# About time we had another xbox gaming night!



## Brazo (Oct 27, 2005)

Either Grid or GTA4?

Thoughts and interest?


----------



## d3m0n (Feb 19, 2007)

Im up for it...have both games available


----------



## Brazo (Oct 27, 2005)

Hey don't all put yer hand up at once


----------



## Shorty (Jan 27, 2008)

i only have COD4 only got my Xbox this week lol


----------



## Johnnyopolis (Oct 25, 2005)

How about Battlefield? Daffy has my copy of Grid...


----------



## Brazo (Oct 27, 2005)

Don't have it mate


----------



## d3m0n (Feb 19, 2007)

Johnnyopolis said:


> How about Battlefield? Daffy has my copy of Grid...


I do, but dont recall seeing you play it?


----------



## -ROM- (Feb 23, 2007)

If i had an xbox or either of the games i'd have been there:lol:


----------



## MikeTDI (Aug 2, 2006)

grid, cod4, bf bad company here! xbox 360, tag: kitsa3


----------



## Steve_W (Mar 18, 2008)

Just sent my elite back to microsoft today with RROD or i would have been up for it .


----------



## Typhoon 180 (Oct 26, 2006)

I have COD 4 and Grid ,tag - villan77


----------



## eshrules (May 22, 2007)

I missed this thread... sorry 

I've got GTA4, COD4, orange box and that's about it for multiplayer really.
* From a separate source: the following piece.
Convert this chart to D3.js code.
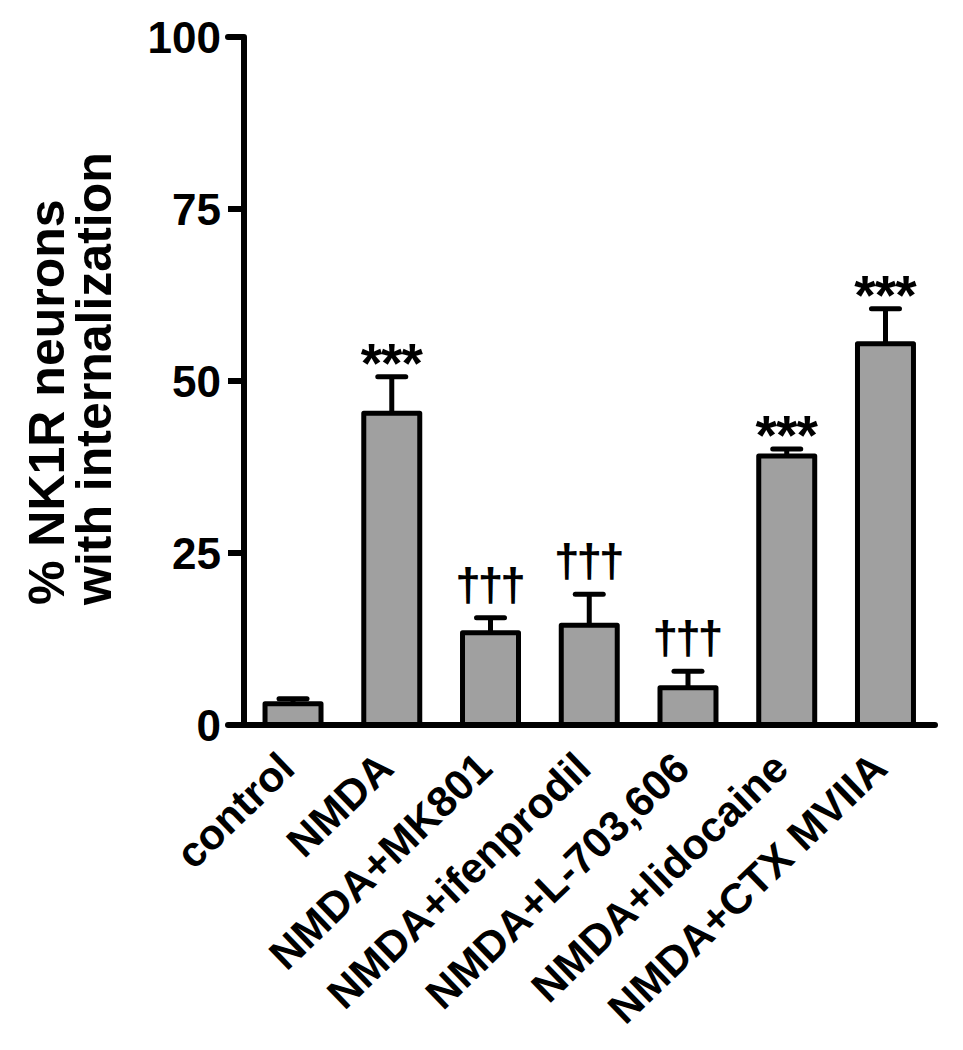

GTA4 was a right laugh when we had a few of us on together, my vote goes for that :thumb:

I'm away from tuesday though on holiday


----------



## Brazo (Oct 27, 2005)

Yep GTA4 on free roam was hilarious!

Was playing it yesterday and some skilled heli pilot was flying at an angle close to the ground and doing a '28 weeks later':lol:


----------